Three loops at State Street in the last two years (different roles, one offer, two rejections). Here's what I've learned about how their coding interviews actually work.
Online assessment
HackerRank platform, two problems, 90 minutes. The difficulty consistently sits at what I'd call "comfortable medium" to "medium that requires you to think for a bit." I've seen: Hash map / two-pointer problems String manipulation with multiple edge cases One graph problem (BFS, fairly standard)
They're not looking for DP trick shots. They want to see clean correct code and they do run hidden test cases, so edge cases matter. I've heard from someone who scored perfectly on the OA and still didn't pass because the hidden tests included null inputs they didn't handle.
Language: Java and Python are the most natural fits given their stack, but I've done it in Java and seen others use Go. Pick what you're fastest in.

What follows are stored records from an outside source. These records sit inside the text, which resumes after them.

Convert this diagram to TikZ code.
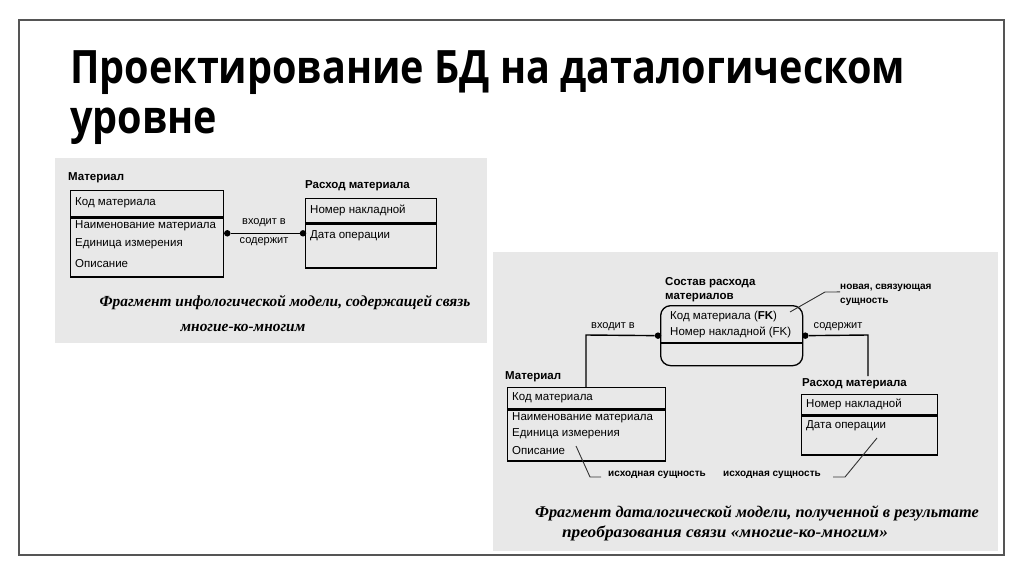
\documentclass[tikz,border=0pt]{standalone}
\usepackage{fontspec}
\setmainfont{Liberation Sans}
\newfontfamily\titlefont[FakeStretch=0.86]{Open Sans}
\newfontfamily\capfont{Liberation Serif}
\definecolor{panelgray}{HTML}{E8E8E8}
\definecolor{framegray}{HTML}{555555}
\tikzset{
  ent/.style={draw=black, line width=1.3pt, inner sep=0pt, anchor=north west},
  txt/.style={font=\fontsize{11.5}{13}\selectfont, inner sep=0pt, anchor=west},
  lbl/.style={font=\fontsize{11.5}{13}\selectfont\bfseries, inner sep=0pt, anchor=west},
  small/.style={font=\fontsize{10}{12}\selectfont\bfseries, inner sep=0pt, anchor=west},
  conn/.style={draw=black, line width=1.4pt},
  lead/.style={draw=black!80, line width=0.9pt},
  dot/.style={circle, fill=black, inner sep=0pt, minimum size=6.5pt},
  captxt/.style={font=\capfont\fontsize{15.4}{18}\selectfont\bfseries\itshape, inner sep=0pt},
  captxtb/.style={font=\capfont\fontsize{16.3}{18}\selectfont\bfseries\itshape, inner sep=0pt},
  ttl/.style={font=\titlefont\fontsize{46}{50}\selectfont\bfseries, inner sep=0pt, anchor=base west}
}
\begin{document}
\begin{tikzpicture}[x=1pt,y=-1pt]
\useasboundingbox (0,0) rectangle (1024,576);
\fill[white] (0,0) rectangle (1024,576);
\draw[framegray, line width=1.6pt] (19,20) rectangle (1004,555);
% title
\node[ttl] (t1) at (70,83) {Проектирование БД на даталогическом};
\node[ttl] (t2) at (70,133) {уровне};
% panels
\fill[panelgray] (55,158) rectangle (487,343);
\fill[panelgray] (493,252) rectangle (998,551);

% ---------- left panel ----------
\node[lbl] (lm) at (68,178) {Материал};
\node[ent, minimum width=153pt, minimum height=26pt] (lmk) at (70,190) {};
\node[ent, minimum width=153pt, minimum height=59pt] (lma) at (lmk.south west) {};
\node[txt] at (75,203) {Код материала};
\node[txt] at (75,226) {Наименование материала};
\node[txt] at (75,244) {Единица измерения};
\node[txt] at (75,264) {Описание};

\node[lbl] (lr) at (305,186) {Расход материала};
\node[ent, minimum width=131pt, minimum height=24pt] (lrk) at (305,198) {};
\node[ent, minimum width=131pt, minimum height=44pt] (lra) at (lrk.south west) {};
\node[txt] at (310,210) {Номер накладной};
\node[txt] at (310,236) {Дата операции};

\node[dot] (d1) at ([xshift=3pt,yshift=-16pt]lma.north east) {};
\node[dot] (d2) at ([xshift=-2pt]lra.west |- d1) {};
\draw[conn] (d1) -- (d2);
\node[font=\fontsize{11}{13}\selectfont, inner sep=0pt] at (264,223) {входит в};
\node[font=\fontsize{11}{13}\selectfont, inner sep=0pt] at (264,242) {содержит};

\node[captxt] at (285,303) {Фрагмент инфологической модели, содержащей связь};
\node[captxt] at (243,328) {многие-ко-многим};

% ---------- right panel ----------
\node[lbl] at (665,283) {Состав расхода};
\node[lbl] at (665,298) {материалов};
\node[ent, rounded corners=10pt, minimum width=142pt, minimum height=60pt] (sr) at (660,305) {};
\draw[line width=1.3pt] (660,343) -- (802,343);
\node[txt] at (670,317) {Код материала (\textbf{FK})};
\node[txt] at (670,332) {Номер накладной (FK)};

\node[small] (nov1) at (840,288) {новая, связующая};
\node[small] (nov2) at (840,302) {сущность};
\coordinate (nl1) at (790,312);
\coordinate (nl2) at (825,292);
\draw[lead] (nl1) -- (nl2) -- (nov1.south west);

\node[lbl] (rm) at (505,377) {Материал};
\node[ent, minimum width=158pt, minimum height=21pt] (rmk) at (507,387) {};
\node[ent, minimum width=158pt, minimum height=51pt] (rma) at (rmk.south west) {};
\node[txt] at (512,398) {Код материала};
\node[txt] at (512,418) {Наименование материала};
\node[txt] at (512,434) {Единица измерения};
\node[txt] at (512,451) {Описание};

\node[lbl] (rr) at (802,384) {Расход материала};
\node[ent, minimum width=136pt, minimum height=20pt] (rrk) at (801,394) {};
\node[ent, minimum width=136pt, minimum height=39pt] (rra) at (rrk.south west) {};
\node[txt] at (806,404) {Номер накладной};
\node[txt] at (806,426) {Дата операции};

\node[dot] (d3) at ([xshift=-2pt]sr.west) {};
\node[dot] (d4) at ([xshift=2pt]sr.east) {};
\coordinate (b1) at (586,335);
\coordinate (b2) at (868,335);
\coordinate (e2) at (868,376);
\draw[conn] (d3) -- (b1) -- (b1 |- rmk.north);
\draw[conn] (d4) -- (b2) -- (e2);
\node[font=\fontsize{11}{13}\selectfont, inner sep=0pt] at (613,327) {входит в};
\node[font=\fontsize{11}{13}\selectfont, inner sep=0pt] at (838,327) {содержит};

\node[small] (is1) at (608,475) {исходная сущность};
\node[small] (is2) at (723,475) {исходная сущность};
\coordinate (a1) at (576,446);
\coordinate (a2) at (590,477);
\coordinate (a3) at (601,477);
\draw[lead] (a1) -- (a2) -- (a3);
\coordinate (c1) at (833,477);
\coordinate (c2) at (845,477);
\coordinate (c3) at (877,438);
\draw[lead] (c1) -- (c2) -- (c3);

\node[captxtb] at (757,513) {Фрагмент даталогической модели, полученной в результате};
\node[captxtb] at (725,533) {\scalebox{1.06}[1]{преобразования связи «многие-ко-многим»}};
\end{tikzpicture}
\end{document}
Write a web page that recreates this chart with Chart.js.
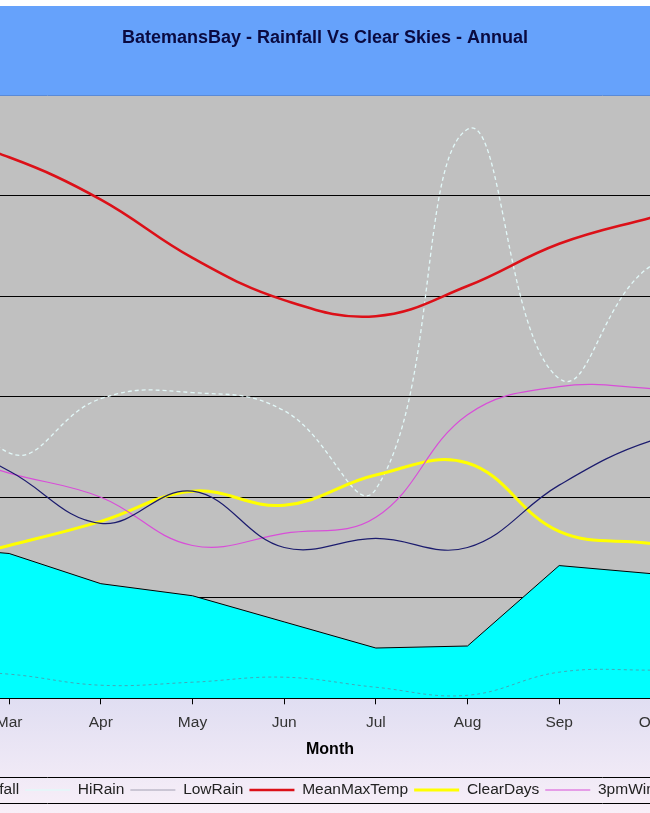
<!DOCTYPE html>
<html>
<head>
<meta charset="utf-8">
<script src="https://cdn.jsdelivr.net/npm/chart.js@4.4.0/dist/chart.umd.min.js"></script>
<style>
  html, body { margin: 0; padding: 0; background: #fff; }
  #wrap { position: relative; width: 650px; height: 813px; overflow: hidden; }
  #chart { position: absolute; left: -230px; top: 0; }
</style>
</head>
<body>
<div id="wrap"><canvas id="chart" width="1110" height="813"></canvas></div>
<script>
// data (Jan, Feb, Nov, Dec are outside the crop, so they are estimates)
const months = ['Jan', 'Feb', 'Mar', 'Apr', 'May', 'Jun', 'Jul', 'Aug', 'Sep', 'Oct', 'Nov', 'Dec'];
const rainfall = [6.5, 7.6, 7.2, 5.7, 5.1, 3.8, 2.5, 2.6, 6.6, 6.2, 5.6, 5.2];
const hiRain = [18.0, 19.0, 12.2, 14.9, 15.2, 14.3, 10.4, 28.3, 15.9, 21.5, 22.0, 19.0];
const lowRain = [1.0, 1.4, 1.2, 0.65, 0.8, 1.05, 0.55, 0.15, 1.3, 1.4, 1.3, 1.1];
const meanMaxTemp = [27.8, 28.2, 26.9, 24.8, 21.9, 19.8, 19.0, 20.5, 22.6, 23.9, 25.1, 26.5];
const clearDays = [6.0, 6.5, 7.6, 8.8, 10.3, 9.6, 11.1, 11.7, 8.3, 7.7, 7.0, 6.5];
const wind3pm = [13.5, 12.6, 11.2, 10.0, 7.6, 8.2, 9.0, 14.1, 15.5, 15.4, 15.0, 14.2];
const wind9am = [13.0, 13.4, 11.3, 8.7, 10.3, 7.5, 7.95, 7.5, 10.6, 12.8, 13.6, 13.2];

const FONT = "'Liberation Sans', Arial, sans-serif";
const LEGEND_SHIFT = 71;

// background bands, plot colour and the legend frame
const backdrop = {
  id: 'backdrop',
  beforeDraw(chart) {
    const { ctx, chartArea: a, width, height } = chart;
    ctx.save();
    ctx.fillStyle = '#ffffff';
    ctx.fillRect(0, 0, width, height);
    ctx.fillStyle = '#66a2fb';
    ctx.fillRect(0, 6, width, a.top - 6);
    const g = ctx.createLinearGradient(0, a.bottom, 0, height);
    g.addColorStop(0, '#e0def2');
    g.addColorStop(1, '#f8eff8');
    ctx.fillStyle = g;
    ctx.fillRect(0, a.bottom, width, height - a.bottom);
    ctx.fillStyle = '#c0c0c0';
    ctx.fillRect(a.left, a.top, a.right - a.left, a.bottom - a.top);
    ctx.strokeStyle = '#5a8ad6';
    ctx.lineWidth = 1;
    ctx.beginPath();
    ctx.moveTo(0, a.top + 0.5);
    ctx.lineTo(width, a.top + 0.5);
    ctx.stroke();
    // legend frame
    const lg = chart.legend;
    const c = lg.top + 6 + 7.75;
    ctx.strokeStyle = '#000';
    ctx.beginPath();
    ctx.moveTo(0, Math.round(c - 13) + 0.5);
    ctx.lineTo(width, Math.round(c - 13) + 0.5);
    ctx.moveTo(0, Math.round(c + 13) + 0.5);
    ctx.lineTo(width, Math.round(c + 13) + 0.5);
    ctx.stroke();
    ctx.restore();
  }
};

const legendShift = {
  id: 'legendShift',
  afterLayout(chart) {
    chart.legend.left += LEGEND_SHIFT;
    chart.legend.right += LEGEND_SHIFT;
  }
};

const line = (label, data, color, width, extra) => Object.assign({
  label: label,
  data: data,
  borderColor: color,
  backgroundColor: color,
  borderWidth: width,
  pointRadius: 0,
  pointHoverRadius: 0,
  tension: 0.4,
  fill: false
}, extra || {});

const datasets = [
  line('Rainfall', rainfall, '#000000', 1, { backgroundColor: '#00ffff', fill: 'origin', tension: 0 }),
  line('HiRain', hiRain, '#e2f8f8', 1.3, { borderDash: [4, 3], tension: 0.45 }),
  line('LowRain', lowRain, 'rgba(110,110,135,0.6)', 1, { borderDash: [3, 3] }),
  line('MeanMaxTemp', meanMaxTemp, '#dc1018', 2.6),
  line('ClearDays', clearDays, '#ffff00', 3),
  line('3pmWindSpeed', wind3pm, '#d84ed8', 1.2),
  line('9amWindSpeed', wind9am, '#1c1c6e', 1.2)
];
// later series sit on top, as in the original
datasets.forEach((d, i) => { d.order = datasets.length - i; });

new Chart(document.getElementById('chart'), {
  type: 'line',
  data: { labels: months, datasets: datasets },
  plugins: [backdrop, legendShift],
  options: {
    responsive: false,
    animation: false,
    events: [],
    layout: { padding: { left: 0, right: 0, top: 0, bottom: 5.25 } },
    plugins: {
      title: {
        display: true,
        text: 'BatemansBay - Rainfall Vs Clear Skies - Annual',
        color: '#0a0a40',
        font: { family: FONT, size: 18, weight: 'bold' },
        padding: { top: 27.2, bottom: 46.2 }
      },
      legend: {
        position: 'bottom',
        labels: {
          usePointStyle: true,
          pointStyle: 'line',
          pointStyleWidth: 45,
          padding: 6,
          color: '#222',
          font: { family: FONT, size: 15.5 },
          sort: (a, b) => a.datasetIndex - b.datasetIndex
        }
      },
      tooltip: { enabled: false }
    },
    scales: {
      x: {
        offset: true,
        grid: { drawOnChartArea: false, drawTicks: true, tickLength: 6, color: '#000', lineWidth: 1 },
        border: { display: true, color: '#000', width: 2 },
        ticks: { color: '#333', font: { family: FONT, size: 15.5 }, padding: 8.7, maxRotation: 0, autoSkip: false },
        title: {
          display: true,
          text: 'Month',
          color: '#000',
          font: { family: FONT, size: 16, weight: 'bold' },
          padding: { top: 0, bottom: 16.75 }
        }
      },
      y: {
        min: 0,
        max: 30,
        afterFit: scale => { scale.width = 10; },
        ticks: { display: false, stepSize: 5 },
        grid: {
          drawTicks: false,
          lineWidth: 1,
          color: ctx => (ctx.tick.value === 0 || ctx.tick.value === 30) ? 'rgba(0,0,0,0)' : '#000'
        },
        border: { display: false }
      }
    }
  }
});
</script>
</body>
</html>
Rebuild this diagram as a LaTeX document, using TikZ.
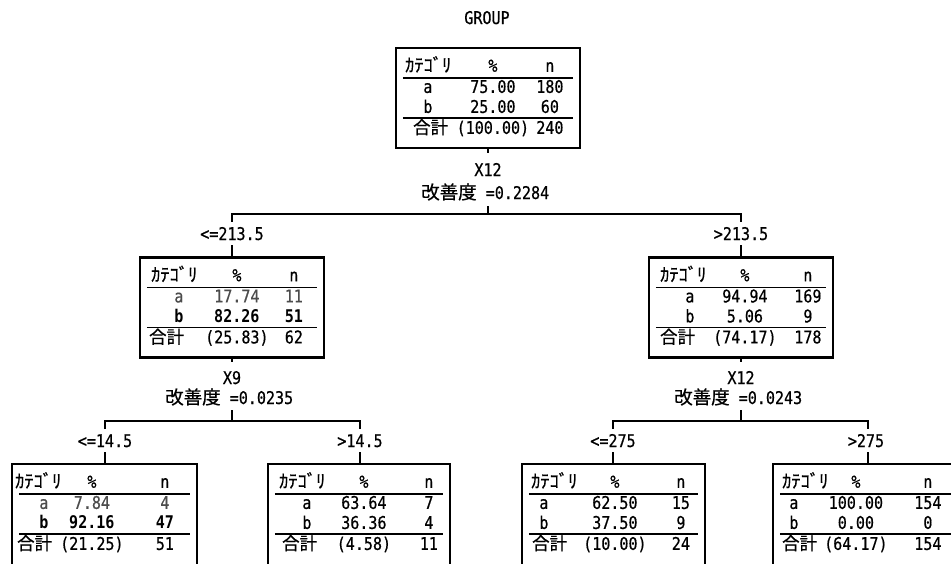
\documentclass[tikz,border=0pt]{standalone}
\usepackage{fontspec}
\setmainfont{DejaVu Sans Mono}[FakeStretch=0.86, UprightFeatures={FakeBold=0.6}]
\newfontfamily\jpf{Noto Sans CJK JP}[FakeBold=0.6]
\usetikzlibrary{calc}
\tikzset{
  txt/.style={font=\fontsize{17.5}{19}\selectfont, inner sep=0pt},
  jtxt/.style={font=\jpf\fontsize{18.5}{20}\selectfont, inner sep=0pt},
  jsum/.style={font=\jpf\fontsize{17.5}{19}\selectfont, inner sep=0pt},
  box/.style={draw, line width=2.2pt, minimum width=184pt, minimum height=100pt, inner sep=0pt},
  rulel/.style={line width=1.8pt},
  conn/.style={line width=1.6pt},
  lab/.style={font=\fontsize{17.5}{19}\selectfont, inner sep=5pt, anchor=base},
}
\newcommand\ctab[6]{%
  \def\cA{#3}\def\cB{#4}\def\cC{#5}%
  \node[jtxt,anchor=base west] (#1-hk) at ($(#1.north west)+(#2,25)$) {ｶﾃｺﾞﾘ};
  \node[txt,anchor=base] (#1-hp) at ($(#1.north west)+(#4,25)$) {\%};
  \node[txt,anchor=base] (#1-hn) at ($(#1.north west)+(#5,25)$) {n};
  \draw[rulel] ($(#1.north west)+(8,31)$) -- ($(#1.north east)+(-8,31)$);
  \draw[rulel] ($(#1.north west)+(8,71)$) -- ($(#1.north east)+(-8,71)$);
  \node[jsum,anchor=base west] (#1-hs) at ($(#1.north west)+(#6,87)$) {合計};
}
\newcommand\ctrow[5]{%
  \node[txt,anchor=base] (#1-#2a) at ($(#1.north west)+(\cA,#2)$) {#3};
  \node[txt,anchor=base] (#1-#2b) at ($(#1.north west)+(\cB,#2)$) {#4};
  \node[txt,anchor=base] (#1-#2c) at ($(#1.north west)+(\cC,#2)$) {#5};
}
\newcommand\gain[1]{{\jpf\fontsize{18.5}{20}\selectfont 改善度} =#1}
\begin{document}
\begin{tikzpicture}[x=1pt,y=-1pt]
\clip (0,0) rectangle (951,563);
\fill[white] (0,0) rectangle (951,563);

\node[txt,anchor=base] (title) at (487,24) {GROUP};

% boxes
\node[box] (n0) at (488,98) {};
\node[box] (n1) at (232,307.5) {};
\node[box] (n2) at (741,307.5) {};
\node[box,minimum width=185pt,minimum height=106pt] (n3) at (104.5,517) {};
\node[box,minimum width=182pt,minimum height=106pt] (n4) at (359,517) {};
\node[box,minimum width=183pt,minimum height=106pt] (n5) at (613.5,517) {};
\node[box,minimum width=190pt,minimum height=106pt] (n6) at (868,517) {};

% contents
\ctab{n0}{10}{33}{98}{155}{18}
\ctrow{n0}{46}{a}{75.00}{180}
\ctrow{n0}{66}{b}{25.00}{60}
\ctrow{n0}{87}{}{(100.00)}{240}

\ctab{n1}{12}{40}{98}{155}{10}
\ctrow{n1}{46}{\color{black!70}a}{\color{black!70}17.74}{\color{black!70}11}
\ctrow{n1}{66}{\bfseries b}{\bfseries 82.26}{\bfseries 51}
\ctrow{n1}{87}{}{(25.83)}{62}

\ctab{n2}{12}{42}{97}{160}{12}
\ctrow{n2}{46}{a}{94.94}{169}
\ctrow{n2}{66}{b}{5.06}{9}
\ctrow{n2}{87}{}{(74.17)}{178}

\ctab{n3}{4}{33}{81}{154}{6}
\ctrow{n3}{46}{\color{black!70}a}{\color{black!70}7.84}{\color{black!70}4}
\ctrow{n3}{66}{\bfseries b}{\bfseries 92.16}{\bfseries 47}
\ctrow{n3}{87}{}{(21.25)}{51}

\ctab{n4}{12}{40}{97}{162}{15}
\ctrow{n4}{46}{a}{63.64}{7}
\ctrow{n4}{66}{b}{36.36}{4}
\ctrow{n4}{87}{}{(4.58)}{11}

\ctab{n5}{10}{23}{94}{160}{11}
\ctrow{n5}{46}{a}{62.50}{15}
\ctrow{n5}{66}{b}{37.50}{9}
\ctrow{n5}{87}{}{(10.00)}{24}

\ctab{n6}{10}{22}{84}{156}{10}
\ctrow{n6}{46}{a}{100.00}{154}
\ctrow{n6}{66}{b}{0.00}{0}
\ctrow{n6}{87}{}{(64.17)}{154}

% split 0
\coordinate (t0) at (488,153);
\draw[conn] (n0.south) -- (t0);
\node[txt,anchor=base] (s0) at (488,176) {X12};
\node[txt,anchor=base west] (i0) at (421,199) {\gain{0.2284}};
\coordinate (u0) at (488,206);
\coordinate (h0) at (488,214);
\coordinate (h1) at (232,214);
\coordinate (h2) at (741,214);
\draw[conn] (u0) -- (h0);
\node[lab] (l1) at (232,240) {<=213.5};
\node[lab] (l2) at (741,240) {>213.5};
\draw[conn] (h1 |- l1.north) -- (h1) -- (h2) -- (h2 |- l2.north);
\draw[conn] (l1.south -| h1) -- (n1.north);
\draw[conn] (l2.south -| h2) -- (n2.north);

% split 1 (left)
\coordinate (t1) at (232,362);
\draw[conn] (n1.south) -- (t1);
\node[txt,anchor=base] (s1) at (232,384) {X9};
\node[txt,anchor=base west] (i1) at (165,404) {\gain{0.0235}};
\coordinate (u1) at (232,410);
\coordinate (h3) at (105,421);
\coordinate (h4) at (360,421);
\draw[conn] (u1) -- (u1 |- h3);
\node[lab] (l3) at (105,447) {<=14.5};
\node[lab] (l4) at (360,447) {>14.5};
\draw[conn] (h3 |- l3.north) -- (h3) -- (h4) -- (h4 |- l4.north);
\draw[conn] (l3.south -| h3) -- (n3.north -| h3);
\draw[conn] (l4.south -| h4) -- (n4.north -| h4);

% split 2 (right)
\coordinate (t2) at (741,362);
\draw[conn] (n2.south) -- (t2);
\node[txt,anchor=base] (s2) at (741,384) {X12};
\node[txt,anchor=base west] (i2) at (674,404) {\gain{0.0243}};
\coordinate (u2) at (741,410);
\coordinate (h5) at (613,421);
\coordinate (h6) at (868,421);
\draw[conn] (u2) -- (u2 |- h5);
\node[lab] (l5) at (613,447) {<=275};
\node[lab] (l6) at (866,447) {>275};
\draw[conn] (h5 |- l5.north) -- (h5) -- (h6) -- (h6 |- l6.north);
\draw[conn] (l5.south -| h5) -- (n5.north -| h5);
\draw[conn] (l6.south -| h6) -- (n6.north);
\end{tikzpicture}
\end{document}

Live coding rounds (phone screen and onsite)
These are timed 30-45 minutes, one interviewer, collaborative. The interviewer generally tells you upfront whether they want you to code or talk through the approach first. I always ask even if they don't volunteer it.
Once you get to the onsite, the live coding round can spike difficulty. My hardest problem was something involving interval merging with some finance-flavored context ("positions within a time window" type framing). It was a medium but the framing added noise. Stripping the domain language out of the problem first helped.
Things I wish I knew: They do ask you to test your own code. Not just "does this look right" but "walk me through a test case." If you're not used to doing that out loud, practice it. The behavioral questions are woven into coding rounds too, not just their own separate block. Expect "tell me about a time you had to optimize something under a deadline" after you finish a problem. They're a Java shop in a lot of places. If you're a Python person prepping generically, spend time making your Python readable and adding type hints. One interviewer commented positively on my type annotations unprompted.
Overall difficulty relative to other fintech: similar to Fidelity, easier than Two Sigma or Citadel. The bar is real but approachable with solid medium-level prep.